### Exercise brief:
Make an exact copy of all the records.

### Charts and diagrams as code:
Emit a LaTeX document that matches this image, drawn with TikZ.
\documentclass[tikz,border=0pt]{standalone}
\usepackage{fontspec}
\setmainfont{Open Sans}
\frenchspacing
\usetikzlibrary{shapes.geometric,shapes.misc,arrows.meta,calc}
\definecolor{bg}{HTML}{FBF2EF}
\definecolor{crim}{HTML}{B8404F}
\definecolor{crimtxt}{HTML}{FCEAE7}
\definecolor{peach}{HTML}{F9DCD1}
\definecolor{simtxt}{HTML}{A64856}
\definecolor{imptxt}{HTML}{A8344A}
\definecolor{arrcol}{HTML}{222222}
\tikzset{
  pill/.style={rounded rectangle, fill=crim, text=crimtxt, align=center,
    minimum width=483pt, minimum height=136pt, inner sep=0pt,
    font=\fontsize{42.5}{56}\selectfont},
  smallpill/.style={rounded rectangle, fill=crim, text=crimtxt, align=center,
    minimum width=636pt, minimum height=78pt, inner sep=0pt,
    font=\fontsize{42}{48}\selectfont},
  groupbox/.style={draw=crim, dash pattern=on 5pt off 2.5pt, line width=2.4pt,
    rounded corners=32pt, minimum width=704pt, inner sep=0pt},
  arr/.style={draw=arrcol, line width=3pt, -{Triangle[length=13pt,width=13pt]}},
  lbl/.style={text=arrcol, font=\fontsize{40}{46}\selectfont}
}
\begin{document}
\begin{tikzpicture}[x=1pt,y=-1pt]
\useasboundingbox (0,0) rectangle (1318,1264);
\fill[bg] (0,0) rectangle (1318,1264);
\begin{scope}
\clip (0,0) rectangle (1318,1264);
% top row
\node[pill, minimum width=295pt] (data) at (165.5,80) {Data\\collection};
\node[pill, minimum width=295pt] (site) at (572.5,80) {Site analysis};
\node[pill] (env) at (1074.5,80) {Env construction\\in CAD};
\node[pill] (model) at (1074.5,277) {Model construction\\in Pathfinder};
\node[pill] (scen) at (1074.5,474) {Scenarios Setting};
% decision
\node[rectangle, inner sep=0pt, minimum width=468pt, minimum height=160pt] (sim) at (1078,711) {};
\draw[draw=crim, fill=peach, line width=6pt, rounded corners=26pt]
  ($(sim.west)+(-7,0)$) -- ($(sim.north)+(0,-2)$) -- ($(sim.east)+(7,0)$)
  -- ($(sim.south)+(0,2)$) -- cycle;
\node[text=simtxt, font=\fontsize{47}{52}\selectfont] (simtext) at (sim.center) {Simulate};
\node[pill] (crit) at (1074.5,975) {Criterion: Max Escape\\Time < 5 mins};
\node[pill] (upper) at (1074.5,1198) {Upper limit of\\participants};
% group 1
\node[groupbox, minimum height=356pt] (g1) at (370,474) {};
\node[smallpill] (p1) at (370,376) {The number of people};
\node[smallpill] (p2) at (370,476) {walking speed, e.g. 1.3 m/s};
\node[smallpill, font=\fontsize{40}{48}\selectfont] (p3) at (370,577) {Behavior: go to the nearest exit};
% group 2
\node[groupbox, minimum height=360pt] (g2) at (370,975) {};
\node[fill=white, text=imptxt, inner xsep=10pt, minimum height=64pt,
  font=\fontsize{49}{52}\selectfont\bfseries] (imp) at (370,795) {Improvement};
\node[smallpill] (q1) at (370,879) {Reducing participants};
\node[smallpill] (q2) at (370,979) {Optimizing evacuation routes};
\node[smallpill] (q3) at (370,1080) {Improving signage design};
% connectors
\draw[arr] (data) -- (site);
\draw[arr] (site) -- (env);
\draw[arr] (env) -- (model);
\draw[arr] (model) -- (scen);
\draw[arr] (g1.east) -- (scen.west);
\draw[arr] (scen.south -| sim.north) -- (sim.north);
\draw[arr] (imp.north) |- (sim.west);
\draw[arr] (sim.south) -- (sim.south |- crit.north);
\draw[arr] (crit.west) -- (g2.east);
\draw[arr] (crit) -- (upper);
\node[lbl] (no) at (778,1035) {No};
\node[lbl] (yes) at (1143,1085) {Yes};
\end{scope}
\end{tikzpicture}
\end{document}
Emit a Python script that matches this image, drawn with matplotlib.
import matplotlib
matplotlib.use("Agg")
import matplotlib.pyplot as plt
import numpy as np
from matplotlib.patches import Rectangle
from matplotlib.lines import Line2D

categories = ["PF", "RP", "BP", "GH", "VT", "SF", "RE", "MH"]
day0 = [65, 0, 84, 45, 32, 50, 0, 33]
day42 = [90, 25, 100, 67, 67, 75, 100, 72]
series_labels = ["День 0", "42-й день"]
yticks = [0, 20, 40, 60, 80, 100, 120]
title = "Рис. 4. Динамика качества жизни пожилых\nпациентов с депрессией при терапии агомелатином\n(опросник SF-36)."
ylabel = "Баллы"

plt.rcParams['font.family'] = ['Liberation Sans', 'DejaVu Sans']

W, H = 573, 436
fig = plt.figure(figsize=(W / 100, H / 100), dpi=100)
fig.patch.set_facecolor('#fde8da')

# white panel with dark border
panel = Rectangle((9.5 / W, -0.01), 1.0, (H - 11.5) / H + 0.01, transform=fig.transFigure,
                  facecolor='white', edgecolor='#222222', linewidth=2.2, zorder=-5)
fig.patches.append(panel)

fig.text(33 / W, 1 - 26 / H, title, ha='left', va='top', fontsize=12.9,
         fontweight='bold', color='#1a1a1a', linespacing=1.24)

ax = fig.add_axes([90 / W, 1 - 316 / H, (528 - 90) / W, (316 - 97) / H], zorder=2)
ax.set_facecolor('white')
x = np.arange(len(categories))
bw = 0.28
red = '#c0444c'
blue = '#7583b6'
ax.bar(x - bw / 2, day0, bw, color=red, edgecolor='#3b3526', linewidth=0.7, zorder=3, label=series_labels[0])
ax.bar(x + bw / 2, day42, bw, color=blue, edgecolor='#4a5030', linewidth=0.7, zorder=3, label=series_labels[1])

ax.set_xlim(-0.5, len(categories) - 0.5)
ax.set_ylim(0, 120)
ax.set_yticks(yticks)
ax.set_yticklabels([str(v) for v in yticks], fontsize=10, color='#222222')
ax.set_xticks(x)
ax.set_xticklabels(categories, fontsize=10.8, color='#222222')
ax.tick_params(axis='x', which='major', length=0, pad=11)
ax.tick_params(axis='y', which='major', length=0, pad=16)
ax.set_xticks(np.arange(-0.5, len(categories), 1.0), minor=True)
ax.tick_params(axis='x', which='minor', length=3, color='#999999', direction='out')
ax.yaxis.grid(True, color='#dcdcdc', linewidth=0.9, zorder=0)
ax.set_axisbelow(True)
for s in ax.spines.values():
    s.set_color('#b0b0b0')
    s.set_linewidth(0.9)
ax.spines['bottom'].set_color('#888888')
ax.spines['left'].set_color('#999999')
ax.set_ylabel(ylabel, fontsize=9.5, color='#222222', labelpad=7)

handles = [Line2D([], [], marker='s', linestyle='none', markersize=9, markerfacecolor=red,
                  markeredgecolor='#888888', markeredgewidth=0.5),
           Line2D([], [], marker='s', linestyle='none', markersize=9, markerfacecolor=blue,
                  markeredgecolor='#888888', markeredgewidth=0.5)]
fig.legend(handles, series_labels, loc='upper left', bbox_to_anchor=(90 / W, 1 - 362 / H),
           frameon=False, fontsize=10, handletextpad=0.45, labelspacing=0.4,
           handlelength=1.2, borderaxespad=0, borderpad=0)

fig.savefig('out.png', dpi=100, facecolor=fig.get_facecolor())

### Final answer:
Emit a LaTeX document that matches this image, drawn with TikZ.
\documentclass[tikz,border=0pt]{standalone}
\usepackage{fontspec}
\setmainfont{Open Sans}
\frenchspacing
\usetikzlibrary{shapes.geometric,shapes.misc,arrows.meta,calc}
\definecolor{bg}{HTML}{FBF2EF}
\definecolor{crim}{HTML}{B8404F}
\definecolor{crimtxt}{HTML}{FCEAE7}
\definecolor{peach}{HTML}{F9DCD1}
\definecolor{simtxt}{HTML}{A64856}
\definecolor{imptxt}{HTML}{A8344A}
\definecolor{arrcol}{HTML}{222222}
\tikzset{
  pill/.style={rounded rectangle, fill=crim, text=crimtxt, align=center,
    minimum width=483pt, minimum height=136pt, inner sep=0pt,
    font=\fontsize{42.5}{56}\selectfont},
  smallpill/.style={rounded rectangle, fill=crim, text=crimtxt, align=center,
    minimum width=636pt, minimum height=78pt, inner sep=0pt,
    font=\fontsize{42}{48}\selectfont},
  groupbox/.style={draw=crim, dash pattern=on 5pt off 2.5pt, line width=2.4pt,
    rounded corners=32pt, minimum width=704pt, inner sep=0pt},
  arr/.style={draw=arrcol, line width=3pt, -{Triangle[length=13pt,width=13pt]}},
  lbl/.style={text=arrcol, font=\fontsize{40}{46}\selectfont}
}
\begin{document}
\begin{tikzpicture}[x=1pt,y=-1pt]
\useasboundingbox (0,0) rectangle (1318,1264);
\fill[bg] (0,0) rectangle (1318,1264);
\begin{scope}
\clip (0,0) rectangle (1318,1264);
% top row
\node[pill, minimum width=295pt] (data) at (165.5,80) {Data\\collection};
\node[pill, minimum width=295pt] (site) at (572.5,80) {Site analysis};
\node[pill] (env) at (1074.5,80) {Env construction\\in CAD};
\node[pill] (model) at (1074.5,277) {Model construction\\in Pathfinder};
\node[pill] (scen) at (1074.5,474) {Scenarios Setting};
% decision
\node[rectangle, inner sep=0pt, minimum width=468pt, minimum height=160pt] (sim) at (1078,711) {};
\draw[draw=crim, fill=peach, line width=6pt, rounded corners=26pt]
  ($(sim.west)+(-7,0)$) -- ($(sim.north)+(0,-2)$) -- ($(sim.east)+(7,0)$)
  -- ($(sim.south)+(0,2)$) -- cycle;
\node[text=simtxt, font=\fontsize{47}{52}\selectfont] (simtext) at (sim.center) {Simulate};
\node[pill] (crit) at (1074.5,975) {Criterion: Max Escape\\Time < 5 mins};
\node[pill] (upper) at (1074.5,1198) {Upper limit of\\participants};
% group 1
\node[groupbox, minimum height=356pt] (g1) at (370,474) {};
\node[smallpill] (p1) at (370,376) {The number of people};
\node[smallpill] (p2) at (370,476) {walking speed, e.g. 1.3 m/s};
\node[smallpill, font=\fontsize{40}{48}\selectfont] (p3) at (370,577) {Behavior: go to the nearest exit};
% group 2
\node[groupbox, minimum height=360pt] (g2) at (370,975) {};
\node[fill=white, text=imptxt, inner xsep=10pt, minimum height=64pt,
  font=\fontsize{49}{52}\selectfont\bfseries] (imp) at (370,795) {Improvement};
\node[smallpill] (q1) at (370,879) {Reducing participants};
\node[smallpill] (q2) at (370,979) {Optimizing evacuation routes};
\node[smallpill] (q3) at (370,1080) {Improving signage design};
% connectors
\draw[arr] (data) -- (site);
\draw[arr] (site) -- (env);
\draw[arr] (env) -- (model);
\draw[arr] (model) -- (scen);
\draw[arr] (g1.east) -- (scen.west);
\draw[arr] (scen.south -| sim.north) -- (sim.north);
\draw[arr] (imp.north) |- (sim.west);
\draw[arr] (sim.south) -- (sim.south |- crit.north);
\draw[arr] (crit.west) -- (g2.east);
\draw[arr] (crit) -- (upper);
\node[lbl] (no) at (778,1035) {No};
\node[lbl] (yes) at (1143,1085) {Yes};
\end{scope}
\end{tikzpicture}
\end{document}
Emit a Python script that matches this image, drawn with matplotlib.
import matplotlib
matplotlib.use("Agg")
import matplotlib.pyplot as plt
import numpy as np
from matplotlib.patches import Rectangle
from matplotlib.lines import Line2D

categories = ["PF", "RP", "BP", "GH", "VT", "SF", "RE", "MH"]
day0 = [65, 0, 84, 45, 32, 50, 0, 33]
day42 = [90, 25, 100, 67, 67, 75, 100, 72]
series_labels = ["День 0", "42-й день"]
yticks = [0, 20, 40, 60, 80, 100, 120]
title = "Рис. 4. Динамика качества жизни пожилых\nпациентов с депрессией при терапии агомелатином\n(опросник SF-36)."
ylabel = "Баллы"

plt.rcParams['font.family'] = ['Liberation Sans', 'DejaVu Sans']

W, H = 573, 436
fig = plt.figure(figsize=(W / 100, H / 100), dpi=100)
fig.patch.set_facecolor('#fde8da')

# white panel with dark border
panel = Rectangle((9.5 / W, -0.01), 1.0, (H - 11.5) / H + 0.01, transform=fig.transFigure,
                  facecolor='white', edgecolor='#222222', linewidth=2.2, zorder=-5)
fig.patches.append(panel)

fig.text(33 / W, 1 - 26 / H, title, ha='left', va='top', fontsize=12.9,
         fontweight='bold', color='#1a1a1a', linespacing=1.24)

ax = fig.add_axes([90 / W, 1 - 316 / H, (528 - 90) / W, (316 - 97) / H], zorder=2)
ax.set_facecolor('white')
x = np.arange(len(categories))
bw = 0.28
red = '#c0444c'
blue = '#7583b6'
ax.bar(x - bw / 2, day0, bw, color=red, edgecolor='#3b3526', linewidth=0.7, zorder=3, label=series_labels[0])
ax.bar(x + bw / 2, day42, bw, color=blue, edgecolor='#4a5030', linewidth=0.7, zorder=3, label=series_labels[1])

ax.set_xlim(-0.5, len(categories) - 0.5)
ax.set_ylim(0, 120)
ax.set_yticks(yticks)
ax.set_yticklabels([str(v) for v in yticks], fontsize=10, color='#222222')
ax.set_xticks(x)
ax.set_xticklabels(categories, fontsize=10.8, color='#222222')
ax.tick_params(axis='x', which='major', length=0, pad=11)
ax.tick_params(axis='y', which='major', length=0, pad=16)
ax.set_xticks(np.arange(-0.5, len(categories), 1.0), minor=True)
ax.tick_params(axis='x', which='minor', length=3, color='#999999', direction='out')
ax.yaxis.grid(True, color='#dcdcdc', linewidth=0.9, zorder=0)
ax.set_axisbelow(True)
for s in ax.spines.values():
    s.set_color('#b0b0b0')
    s.set_linewidth(0.9)
ax.spines['bottom'].set_color('#888888')
ax.spines['left'].set_color('#999999')
ax.set_ylabel(ylabel, fontsize=9.5, color='#222222', labelpad=7)

handles = [Line2D([], [], marker='s', linestyle='none', markersize=9, markerfacecolor=red,
                  markeredgecolor='#888888', markeredgewidth=0.5),
           Line2D([], [], marker='s', linestyle='none', markersize=9, markerfacecolor=blue,
                  markeredgecolor='#888888', markeredgewidth=0.5)]
fig.legend(handles, series_labels, loc='upper left', bbox_to_anchor=(90 / W, 1 - 362 / H),
           frameon=False, fontsize=10, handletextpad=0.45, labelspacing=0.4,
           handlelength=1.2, borderaxespad=0, borderpad=0)

fig.savefig('out.png', dpi=100, facecolor=fig.get_facecolor())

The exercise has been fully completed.